The demand question was largely answered in the Fed's July 2012 Senior Loan Officer Opinion Survey on Bank Lending Practices. This survey indicated that loan conditions to both businesses and households are tighter than the moving average since 2005, but demand is rising due to the inability of European banks to provide loans during their ongoing crisis. The Fed survey indicates:
Regarding loans to households, reported changes in standards were mixed across loan categories, while demand increased somewhat. Lending standards over the past three months were little changed, on net, for prime mortgages and tightened somewhat for nontraditional mortgages. However, a relatively large fraction of respondents reported having experienced stronger demand for prime mortgages over the same time period.
In other words, banks are seeing rising demand. As a result, they are maintaining tight lending standards for prime mortgages, and even tightening standards for sub-prime or nontraditional mortgages. This is the opposite of what the economy needs when it comes to increasingly liquidity and managing the excess supply in the housing market. Further, it demonstrates that banks are sitting on large reserves rather than lending the money out as the Fed intended.
Given this survey data, it is clearer than ever that the something needs to be done to spur lending and increase the velocity of money in the U.S. economy. Since fiscal policy is essentially stalled, the onus falls to the Fed and Chairman Bernanke once again.
In his attempt to spur increased lending, Bernanke essentially has two possible instruments at his disposal, but both float very close to the fiscal policy realm. The first is a simple decrease to the rate the Fed pays on bank reserves. This would reduce banks' ability to make a return simply by sitting on cash, and would, therefore, induce them to lend more freely as they seek profits.
This proposal has major drawbacks, however, as banks may take a short-term loss before they increase lending, and it has the potential to have a detrimental effect on the short term money markets. Chairman Bernanke himself has expressed concern about the impact of such a policy on money markets.
The second possibility is a more complex plan to induce lending, and it looks more like the British "Funding for Lending" program that Chairman Bernanke expressed interest in tracking during his June press conference. Given Bank of England Governor Mervyn King's August 8 comments indicating that the BOE will not cut rates further, initial indications suggest that Funding for Lending might be having the desired effect in Britain. This makes it more likely than ever that we will see a comparable policy in the U.S.

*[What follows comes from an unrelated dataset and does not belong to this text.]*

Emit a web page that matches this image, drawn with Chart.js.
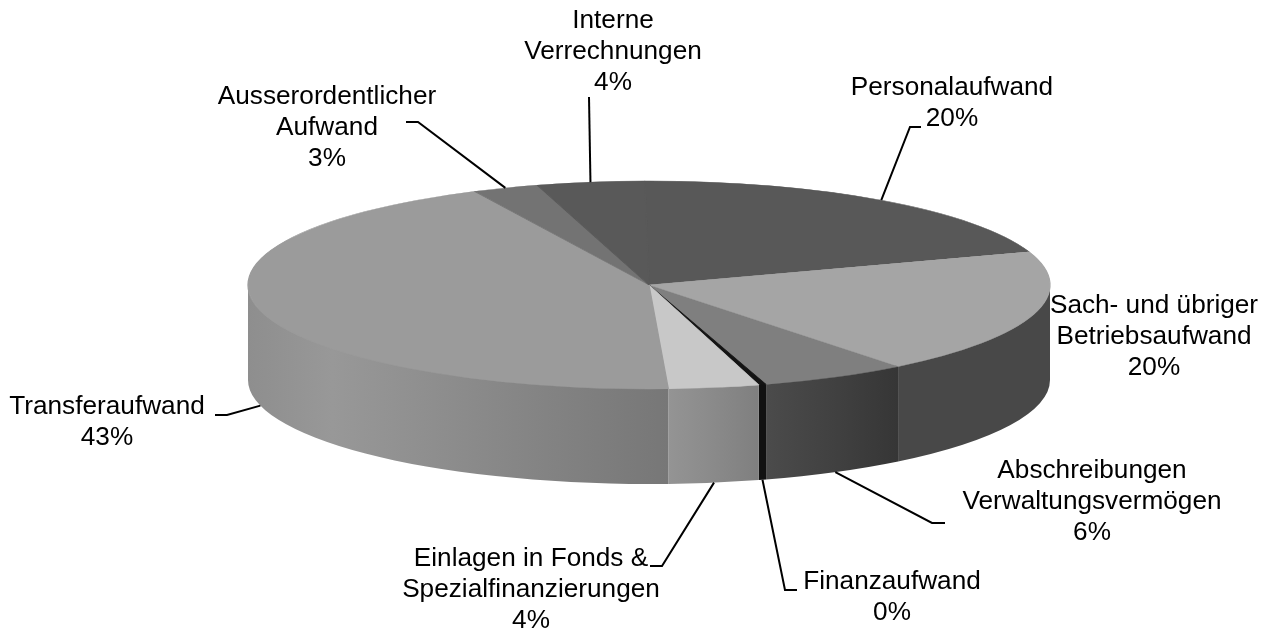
<!DOCTYPE html>
<html lang="de">
<head>
    <meta charset="UTF-8">
    <title>Aufwand</title>
    <script src="https://cdn.jsdelivr.net/npm/chart.js"></script>
    <style>
        html, body { margin: 0; padding: 0; background: #fff; }
        canvas { display: block; }
    </style>
</head>
<body>
    <canvas id="pie" width="1274" height="634"></canvas>

    <script>
        // clockwise, starting at the top of the pie
        const categories = [
            ["Personalaufwand"],
            ["Sach- und übriger", "Betriebsaufwand"],
            ["Abschreibungen", "Verwaltungsvermögen"],
            ["Finanzaufwand"],
            ["Einlagen in Fonds &", "Spezialfinanzierungen"],
            ["Transferaufwand"],
            ["Ausserordentlicher", "Aufwand"],
            ["Interne", "Verrechnungen"]
        ];
        const values = [20, 19.5, 5.95, 0.3, 3.65, 43.6, 2.67, 4.33];
        const percentLabels = ["20%", "20%", "6%", "0%", "4%", "43%", "3%", "4%"];

        const topColors = ["#585858", "#a5a5a5", "#7f7f7f", "#141414", "#c8c8c8", "#9b9b9b", "#737373", "#595959"];
        const wallLeft  = ["#585858", "#484848", "#4b4b4b", "#111111", "#949494", "#8e8e8e", "#737373", "#595959"];
        const wallMid   = ["#585858", "#484848", "#414141", "#111111", "#8a8a8a", "#989898", "#737373", "#595959"];
        const wallRight = ["#585858", "#484848", "#363636", "#111111", "#7f7f7f", "#777777", "#737373", "#595959"];

        // layout of the flattened pie
        const pieX = 649, pieY = 285, pieRx = 401, pieRy = 104, pieDepth = 95;

        // centre x / first line y of each label, and the leader's elbow + end
        const labelX = [952, 1154, 1092, 892, 531, 107, 327, 613];
        const labelY = [88, 306, 471, 582, 559, 407, 97, 21];
        const leaderBends = [
            [[910, 127], [921, 127]],
            null,
            [[932, 523], [945, 523]],
            [[785, 590], [797, 590]],
            [[662, 566], [650, 566]],
            [[227, 415], [215, 415]],
            [[418, 122], [406, 122]],
            [[589, 97]]
        ];
        const lineHeight = 30.8;

        const pie3d = {
            id: "pie3d",
            beforeDatasetsDraw(chart) {
                const ctx = chart.ctx;
                const arcs = chart.getDatasetMeta(0).data;
                // side wall, only the part facing the viewer
                arcs.forEach((arc, i) => {
                    let a0 = arc.startAngle, a1 = arc.endAngle;
                    if (a1 <= 0 || a0 >= Math.PI) return;
                    a0 = Math.max(a0, 0);
                    a1 = Math.min(a1, Math.PI);
                    const x0 = pieX + pieRx * Math.cos(a1), x1 = pieX + pieRx * Math.cos(a0);
                    const g = ctx.createLinearGradient(x0, 0, x1, 0);
                    g.addColorStop(0, wallLeft[i]);
                    g.addColorStop(i == 5 ? 0.2 : 0.5, wallMid[i]);
                    g.addColorStop(1, wallRight[i]);
                    ctx.beginPath();
                    // top edge tucked under the face so no light seam shows on the rim
                    ctx.ellipse(pieX, pieY, pieRx, pieRy - 2, 0, a0, a1);
                    ctx.ellipse(pieX, pieY + pieDepth, pieRx, pieRy, 0, a1, a0, true);
                    ctx.closePath();
                    ctx.fillStyle = g;
                    ctx.fill();
                });
                // squash the library's own arcs into the top face
                const first = arcs[0];
                ctx.save();
                ctx.translate(pieX, pieY);
                ctx.scale(pieRx / first.outerRadius, pieRy / first.outerRadius);
                ctx.translate(-first.x, -first.y);
            },
            afterDatasetsDraw(chart) {
                const ctx = chart.ctx;
                ctx.restore();
                const arcs = chart.getDatasetMeta(0).data;
                // leader lines start on the rim at the middle of each slice
                ctx.strokeStyle = "#000";
                ctx.lineWidth = 2;
                arcs.forEach((arc, i) => {
                    if (!leaderBends[i]) return;
                    const mid = (arc.startAngle + arc.endAngle) / 2;
                    const front = Math.sin(mid) > 0;
                    ctx.beginPath();
                    ctx.moveTo(pieX + pieRx * Math.cos(mid), pieY + pieRy * Math.sin(mid) + (front ? pieDepth : 0));
                    leaderBends[i].forEach(p => ctx.lineTo(p[0], p[1]));
                    ctx.stroke();
                });
                ctx.fillStyle = "#000";
                ctx.font = '26.2px "Liberation Sans"';
                ctx.textAlign = "center";
                ctx.textBaseline = "middle";
                categories.forEach((lines, i) => {
                    lines.concat(percentLabels[i]).forEach((t, j) => {
                        ctx.fillText(t, labelX[i], labelY[i] + j * lineHeight);
                    });
                });
            }
        };

        new Chart(document.getElementById("pie"), {
            type: "pie",
            data: {
                labels: categories,
                datasets: [{
                    data: values,
                    backgroundColor: topColors,
                    borderColor: topColors,
                    borderWidth: 1
                }]
            },
            options: {
                responsive: false,
                animation: false,
                rotation: -0.6,
                plugins: { legend: { display: false }, tooltip: { enabled: false } }
            },
            plugins: [pie3d]
        });
    </script>
</body>
</html>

However, it is not completely clear what an American version of this program would look like. It would probably involve a joint venture between the Fed and Treasury. The focus would be on boosting bank lending to non-financial businesses and households by lowering the cost of funding for banks that engage in that lending. This would be coupled with incentives for banks to lend in order to increase liquidity and access to credit by those that need it, without engaging in further asset purchases by the Fed.

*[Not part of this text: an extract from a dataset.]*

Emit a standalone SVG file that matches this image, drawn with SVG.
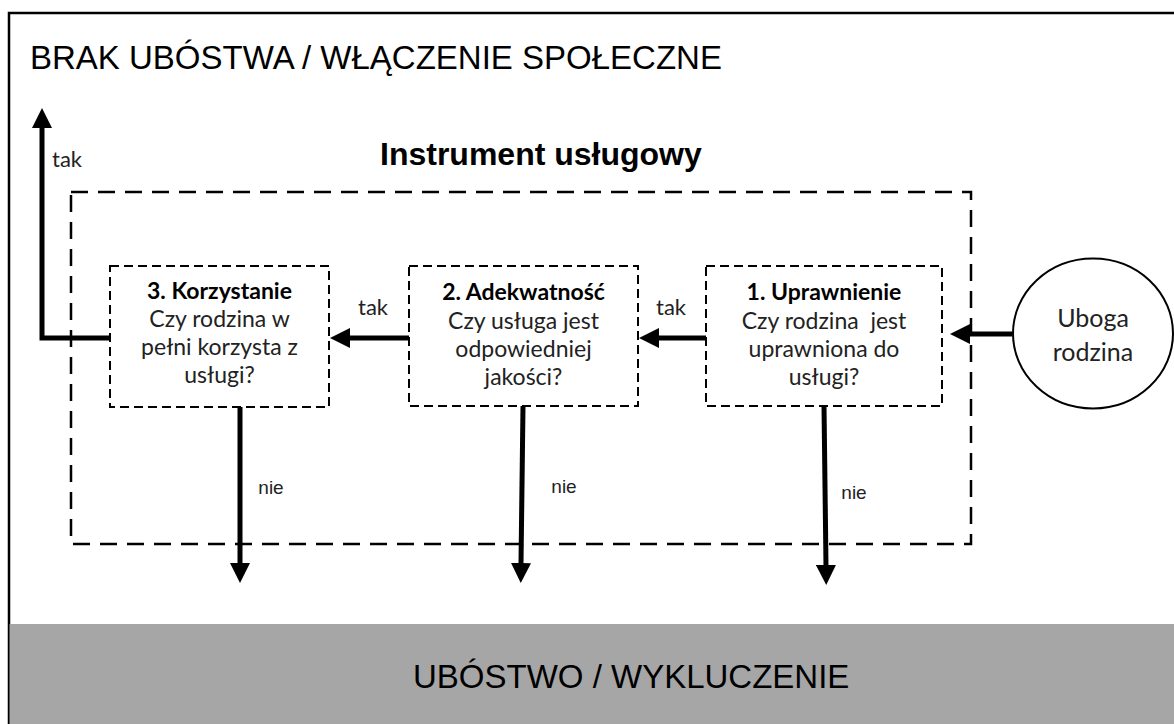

While such a plan would ostensibly force monetary and fiscal policy to finally complement rather than oppose one another, such a plan is not without problems. First, a partnership between the Fed and Treasury means that the policy could have federal budgetary implications and questions about the Fed overstepping its mandate by engaging in fiscal policy. The second problem comes from our political timeline. If we have a new administration entering office in January, this will create doubt that any existing Fed-Treasury policy will carry over with new Treasury officials. The third and potentially most troublesome set of problems arises from the demand-side. Banks do not lack borrowers seeking funds, but they may lack worthy borrowers. This problem could be solved if banks loosened their definition of a qualified borrower, but this must be done judiciously, because that is how we got into the crisis to begin with.
More importantly, for such a plan to successfully free up capital on the scale required to boost markets, the mortgage finance sector would need to be specifically targeted and the securitization food chain would need to resume in much the same way it did before the crisis. While the Treasury would initially be absorbing the losses in the system (as they did with TALF), the real goal here is to get collateralized debt back on the secondary market to free up capital in at least one key sector of the economy.
Ironically, this policy would presume that one of the solutions to our economic woes is precisely the same thing that helped cause the crisis in the first place. Nevertheless, the mortgage backed securities market does need bolstering, and this plan would target that without increasing the Fed's balance sheet or forcing private banks to take losses by forgiving home loans, as some commentators and administration officials have suggested.
At present, Corporate America is sitting on nearly $2 trillion of capital, and the solution to economic instability is not to give them more capital to hoard, but rather, to induce lending of the capital already in the system. This may require a reboot of the secondary mortgage market, but it is important to keep in mind that when the market feared declining demand in the 2000s, it was never shy about creating new financial products that manufacture the necessary demand.
Obviously, this had disastrous implications and must be done on a much smaller scale with much greater oversight this time around. But if we wish to see liquidity in the system, the answer is not more QE -- it is incentives to lend. Investors should watch closely as the Fed begins to hint at just such a plan in Bernanke's Jackson Hole Symposium speech, and then keep an eye on a rapid response by the secondary mortgage markets.